Supplied data:
----------
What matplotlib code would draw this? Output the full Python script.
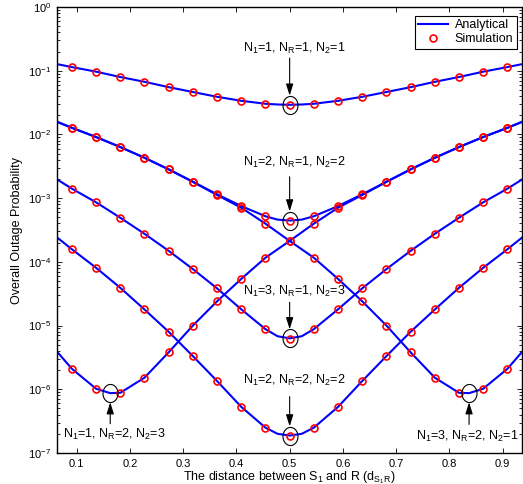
import numpy as np
import matplotlib
matplotlib.use('Agg')
import matplotlib.pyplot as plt
from matplotlib.path import Path

plt.rcParams['font.family'] = ['Liberation Sans', 'DejaVu Sans']
plt.rcParams['mathtext.fontset'] = 'custom'
plt.rcParams['mathtext.rm'] = 'Liberation Sans'
plt.rcParams['mathtext.it'] = 'Liberation Sans:italic'
plt.rcParams['mathtext.default'] = 'regular'

# ---------------- data ----------------
x_sim = [0.0909, 0.1364, 0.1818, 0.2273, 0.2727, 0.3182, 0.3636, 0.4091, 0.4545,
         0.5, 0.5455, 0.5909, 0.6364, 0.6818, 0.7273, 0.7727, 0.8182, 0.8636, 0.9091]

# N1=1, NR=1, N2=1
sim_A = [0.114, 0.0966, 0.0796, 0.067, 0.0552, 0.0463, 0.039, 0.0337, 0.0303,
         0.0292, 0.0303, 0.0337, 0.039, 0.0463, 0.0552, 0.067, 0.0796, 0.0966, 0.114]
# N1=2, NR=1, N2=2
sim_B = [0.0127, 0.0091, 0.00634, 0.0043, 0.00283, 0.00181, 0.00115, 7.5e-4, 5.2e-4,
         4.4e-4, 5.2e-4, 7.5e-4, 0.00115, 0.00181, 0.00283, 0.0043, 0.00634, 0.0091, 0.0127]
# N1=3, NR=1, N2=3
sim_C = [1.41e-3, 8.6e-4, 4.93e-4, 2.76e-4, 1.49e-4, 7.7e-5, 3.84e-5, 1.8e-5, 8.8e-6,
         6.2e-6, 8.8e-6, 1.8e-5, 3.84e-5, 7.7e-5, 1.49e-4, 2.76e-4, 4.93e-4, 8.6e-4, 1.41e-3]
# N1=2, NR=2, N2=2
sim_D = [1.58e-4, 8.07e-5, 3.92e-5, 1.79e-5, 8.0e-6, 3.32e-6, 1.35e-6, 5.3e-7, 2.5e-7,
         1.86e-7, 2.5e-7, 5.3e-7, 1.35e-6, 3.32e-6, 8.0e-6, 1.79e-5, 3.92e-5, 8.07e-5, 1.58e-4]
# N1=1, NR=2, N2=3
sim_E = [2.1e-6, 1.02e-6, 8.8e-7, 1.52e-6, 3.8e-6, 1.0e-5, 2.4e-5, 5.4e-5, 1.16e-4,
         2.13e-4, 3.98e-4, 7.07e-4, 1.12e-3, 1.8e-3, 2.83e-3, 4.3e-3, 6.34e-3, 9.1e-3, 1.27e-2]
# N1=3, NR=2, N2=1
sim_F = [1.27e-2, 9.1e-3, 6.34e-3, 4.3e-3, 2.83e-3, 1.8e-3, 1.12e-3, 7.07e-4, 3.98e-4,
         2.13e-4, 1.16e-4, 5.4e-5, 2.4e-5, 1.0e-5, 3.8e-6, 1.52e-6, 8.8e-7, 1.02e-6, 2.1e-6]

# analytical curves (sampled at the simulation points plus edges / near minima)
xl_A = [0.063] + x_sim[:9] + [0.4773, 0.5, 0.5227] + x_sim[10:] + [0.937]
yl_A = [0.127] + sim_A[:9] + [0.0295, 0.0292, 0.0295] + sim_A[10:] + [0.127]
xl_B = [0.063] + x_sim[:9] + [0.4773, 0.5, 0.5227] + x_sim[10:] + [0.937]
yl_B = [0.0158] + sim_B[:9] + [4.6e-4, 4.45e-4, 4.6e-4] + sim_B[10:] + [0.0158]
xl_C = [0.063] + x_sim[:9] + [0.4773, 0.5, 0.5227] + x_sim[10:] + [0.937]
yl_C = [1.97e-3] + sim_C[:9] + [6.8e-6, 6.3e-6, 6.8e-6] + sim_C[10:] + [1.97e-3]
xl_D = [0.063] + x_sim[:9] + [0.4773, 0.5, 0.5227] + x_sim[10:] + [0.937]
yl_D = [2.42e-4] + sim_D[:9] + [2.0e-7, 1.88e-7, 2.0e-7] + sim_D[10:] + [2.42e-4]
xl_E = [0.063] + x_sim[:2] + [0.163] + x_sim[2:] + [0.937]
yl_E = [3.9e-6] + sim_E[:2] + [8.7e-7] + sim_E[2:] + [0.0158]
xl_F = [0.063] + x_sim[:17] + [0.837] + x_sim[17:] + [0.937]
yl_F = [0.0158] + sim_F[:17] + [8.7e-7] + sim_F[17:] + [3.9e-6]

labels = [r'N$_1$=1, N$_R$=1, N$_2$=1',
          r'N$_1$=2, N$_R$=1, N$_2$=2',
          r'N$_1$=3, N$_R$=1, N$_2$=3',
          r'N$_1$=2, N$_R$=2, N$_2$=2',
          r'N$_1$=1, N$_R$=2, N$_2$=3',
          r'N$_1$=3, N$_R$=2, N$_2$=1']

# ---------------- figure ----------------
W, H = 523, 484
fig = plt.figure(figsize=(W / 100, H / 100), dpi=100)
ax = fig.add_axes([57 / W, 31 / H, 464.5 / W, 446 / H])

lines = [(xl_A, yl_A), (xl_B, yl_B), (xl_C, yl_C), (xl_D, yl_D), (xl_E, yl_E), (xl_F, yl_F)]
sims = [sim_A, sim_B, sim_C, sim_D, sim_E, sim_F]
for i, (xl, yl) in enumerate(lines):
    ax.plot(xl, yl, color=(0, 0, 1), lw=1.5, zorder=2,
            label='Analytical' if i == 0 else None)
for i, s in enumerate(sims):
    ax.plot(x_sim, s, ls='none', marker='o', ms=5, mfc='none', mec=(1, 0, 0),
            mew=1.2, zorder=3, label='Simulation' if i == 0 else None)

ax.set_yscale('log')
ax.set_xlim(0.063, 0.9355)
ax.set_ylim(1e-7, 1e0)
ax.set_xticks([0.1, 0.2, 0.3, 0.4, 0.5, 0.6, 0.7, 0.8, 0.9])
ax.set_xticklabels(['0.1', '0.2', '0.3', '0.4', '0.5', '0.6', '0.7', '0.8', '0.9'])
ax.set_yticks([10.0 ** k for k in range(-7, 1)])
ax.yaxis.set_minor_locator(matplotlib.ticker.LogLocator(base=10, subs=np.arange(2, 10), numticks=20))
ax.yaxis.set_minor_formatter(matplotlib.ticker.NullFormatter())
ax.tick_params(which='both', direction='in', top=True, right=True, labelsize=8, width=0.6)
ax.tick_params(which='major', length=3.5, pad=4)
ax.tick_params(which='minor', length=2)
for sp in ax.spines.values():
    sp.set_linewidth(1.0)

ax.set_xlabel(r'The distance between S$_1$ and R (d$_{S_1R}$)', fontsize=9, labelpad=0.3)
ax.set_ylabel('Overall Outage Probability', fontsize=9, labelpad=4)

# ellipse marker
t = np.linspace(0, 2 * np.pi, 80)
ell = Path(np.column_stack([0.83 * np.cos(t), np.sin(t)]), closed=True)

# annotation anchors: minima of each analytical curve
anchors = []
for (xl, yl) in lines:
    j = int(np.argmin(yl))
    anchors.append((xl[j], yl[j]))

# (arrow tail offset, text baseline offset, text x offset) in points
offs = [(33.6, 37.9, 3.6), (31.5, 39.4, 3.6), (25.9, 31.0, 3.6),
        (28.0, 36.9, 3.6), (-22.0, -32.2, 2.6), (-22.5, -33.8, -1.2)]
for (xa, ya), lab, (dt, dtx, dx) in zip(anchors, labels, offs):
    ax.plot([xa], [ya], ls='none', marker=ell, ms=13, mfc='none', mec='k', mew=0.8, zorder=4)
    ax.annotate('', xy=(xa, ya), xytext=(0, dt), textcoords='offset points',
                arrowprops=dict(arrowstyle='-|>,head_length=0.7,head_width=0.22',
                                color='k', lw=0.8, shrinkA=0, shrinkB=6.6), zorder=5)
    ax.annotate(lab, xy=(xa, ya), xytext=(dx, dtx), textcoords='offset points',
                ha='center', va='baseline', fontsize=9, annotation_clip=False)

leg = ax.legend(loc='upper right', bbox_to_anchor=(1 - 4.5 / 464.5, 1 - 8.7 / 446),
                borderaxespad=0, fontsize=9, fancybox=False, framealpha=1,
                edgecolor='k', handlelength=2.4, borderpad=0.3, labelspacing=0.15,
                handletextpad=0.5)
leg.get_frame().set_linewidth(0.8)

fig.savefig('out.png', dpi=100)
----------
Problem statement: Repeat only the lines between the start of the data and the line with "from matplotlib.path import Path", including those two lines, and skip the pictures.

Result below:
What matplotlib code would draw this? Output the full Python script.
import numpy as np
import matplotlib
matplotlib.use('Agg')
import matplotlib.pyplot as plt
from matplotlib.path import Path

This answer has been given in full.